Assessing spatio-temporal variability and biases of climate models

Atmospheric spatial and temporal variability are closely related with the former being relatively well observed compared to the latter. The former is also regularly assessed in the validation of numerical weather prediction models while the latter is more difficult to estimate. Likewise, thermodynamical fields and circulation are closely coupled calling for an approach that considers them simultaneously.  

In this contribution, spatio-temporal variability spectra of the four major reanalysis datasets are discussed and applied for the validation of a climate model prototype.  A relationship between deficiencies in simulated variability and model biases is derived. The underlying method includes dynamical regime decomposition thereby providing a better understanding of the role of tropical variability in global circulation. 
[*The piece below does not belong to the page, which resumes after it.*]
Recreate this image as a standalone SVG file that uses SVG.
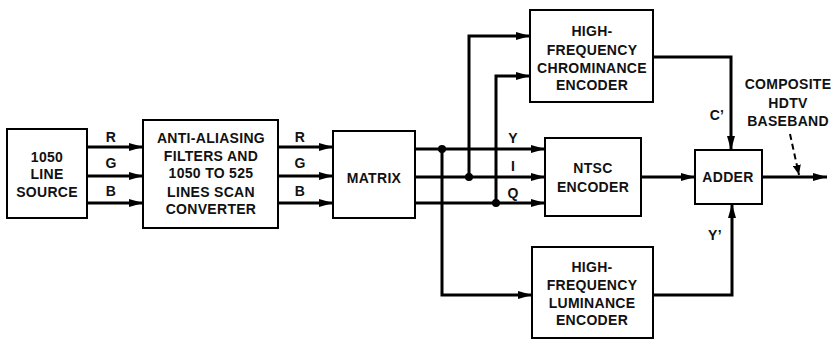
<svg xmlns="http://www.w3.org/2000/svg" width="831" height="340" viewBox="0 0 831 340">
<defs>
<marker id="ah" markerWidth="14" markerHeight="8" refX="14" refY="4" orient="auto" markerUnits="userSpaceOnUse">
<path d="M0,0 L14,4 L0,8 Z" fill="#000"/>
</marker>
<marker id="ahs" markerWidth="10" markerHeight="8" refX="10" refY="4" orient="auto" markerUnits="userSpaceOnUse">
<path d="M0,0 L10,4 L0,8 Z" fill="#000"/>
</marker>
<style>
.box{fill:#fff;stroke:#000;stroke-width:2}
.t{font-family:"Liberation Sans",Arial,sans-serif;font-weight:bold;font-size:14px;letter-spacing:0.3px;text-anchor:middle;fill:#111}
.w{fill:none;stroke:#000;stroke-width:3}
.a{fill:none;stroke:#000;stroke-width:3;marker-end:url(#ah)}
.dot{fill:#000}
</style>
</defs>
<rect width="831" height="340" fill="#fff"/>

<g id="connectors">
<line class="a" x1="87" y1="147" x2="143" y2="147"/>
<line class="a" x1="87" y1="176" x2="143" y2="176"/>
<line class="a" x1="87" y1="203" x2="143" y2="203"/>
<text class="t" x="111" y="142">R</text>
<text class="t" x="111" y="168">G</text>
<text class="t" x="111" y="196">B</text>
<line class="a" x1="278" y1="147" x2="333" y2="147"/>
<line class="a" x1="278" y1="176" x2="333" y2="176"/>
<line class="a" x1="278" y1="203" x2="333" y2="203"/>
<text class="t" x="300" y="142">R</text>
<text class="t" x="300" y="168">G</text>
<text class="t" x="300" y="196">B</text>
<line class="a" x1="415" y1="149" x2="545" y2="149"/>
<line class="a" x1="415" y1="177" x2="545" y2="177"/>
<line class="a" x1="415" y1="203" x2="545" y2="203"/>
<text class="t" x="513" y="143">Y</text>
<text class="t" x="513" y="171">I</text>
<text class="t" x="513" y="198">Q</text>
<circle class="dot" cx="442" cy="149" r="4"/>
<circle class="dot" cx="469" cy="177" r="4"/>
<circle class="dot" cx="496" cy="203" r="4"/>
<polyline class="a" points="469,177 469,36 530,36"/>
<polyline class="a" points="496,203 496,76 530,76"/>
<polyline class="a" points="442,149 442,295 532,295"/>
<polyline class="a" points="653,57 731,57 731,150"/>
<text class="t" x="717" y="120">C’</text>
<polyline class="a" points="653,295 732,295 732,204"/>
<text class="t" x="715" y="240">Y’</text>
<line class="a" x1="641" y1="177" x2="695" y2="177"/>
<line class="a" x1="762" y1="177" x2="827" y2="177"/>
<line x1="790" y1="134" x2="799" y2="175" stroke="#000" stroke-width="2" stroke-dasharray="6,4" marker-end="url(#ahs)"/>
<text class="t" x="788" y="89">COMPOSITE</text>
<text class="t" x="788" y="108">HDTV</text>
<text class="t" x="788" y="126">BASEBAND</text>
</g>

<g id="source">
<rect class="box" x="7" y="129" width="80" height="89"/>
<text class="t" x="47" y="162">1050</text>
<text class="t" x="47" y="179">LINE</text>
<text class="t" x="47" y="197">SOURCE</text>
</g>

<g id="antialias">
<rect class="box" x="143" y="120" width="135" height="108"/>
<text class="t" x="211" y="143">ANTI-ALIASING</text>
<text class="t" x="211" y="161">FILTERS AND</text>
<text class="t" x="211" y="178">1050 TO 525</text>
<text class="t" x="211" y="197">LINES SCAN</text>
<text class="t" x="211" y="214">CONVERTER</text>
</g>

<g id="matrix">
<rect class="box" x="333" y="131" width="82" height="87"/>
<text class="t" x="374" y="183">MATRIX</text>
</g>

<g id="chroma">
<rect class="box" x="530" y="10" width="123" height="92"/>
<text class="t" x="592" y="36">HIGH-</text>
<text class="t" x="592" y="55">FREQUENCY</text>
<text class="t" x="592" y="73">CHROMINANCE</text>
<text class="t" x="592" y="90">ENCODER</text>
</g>

<g id="ntsc">
<rect class="box" x="545" y="138" width="96" height="78"/>
<text class="t" x="593" y="173">NTSC</text>
<text class="t" x="593" y="192">ENCODER</text>
</g>

<g id="adder">
<rect class="box" x="695" y="150" width="67" height="54"/>
<text class="t" x="728" y="182">ADDER</text>
</g>

<g id="luminance">
<rect class="box" x="532" y="247" width="121" height="91"/>
<text class="t" x="592" y="272">HIGH-</text>
<text class="t" x="592" y="290">FREQUENCY</text>
<text class="t" x="592" y="308">LUMINANCE</text>
<text class="t" x="592" y="325">ENCODER</text>
</g>
</svg>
Results of numerical simulations are validated by a 20th century reanalysis. A climate model was forced either with the prescribed SST or with a slab ocean model that updates SST in each forecast step.  Scale-dependent validation shows that missing temporal variance in the model relative to verifying reanalysis increases as the spatial scale reduces that appears associated with an increasing lack of spatial variance at smaller scales. Similar to variability, bias is strongly scale dependent; the larger the scale, the greater the bias. Biases present in the SST-forced simulation increase in the simulation using the slab ocean. The comparison of biases computed as a systematic difference between the model and reanalysis and between the SST-forced model and slab-ocean model (a perfect-model scenario) suggests that improving the atmospheric model increases the variance in the model on synoptic and subsynoptic scales but large biases associated with a poor SST remain at planetary scales.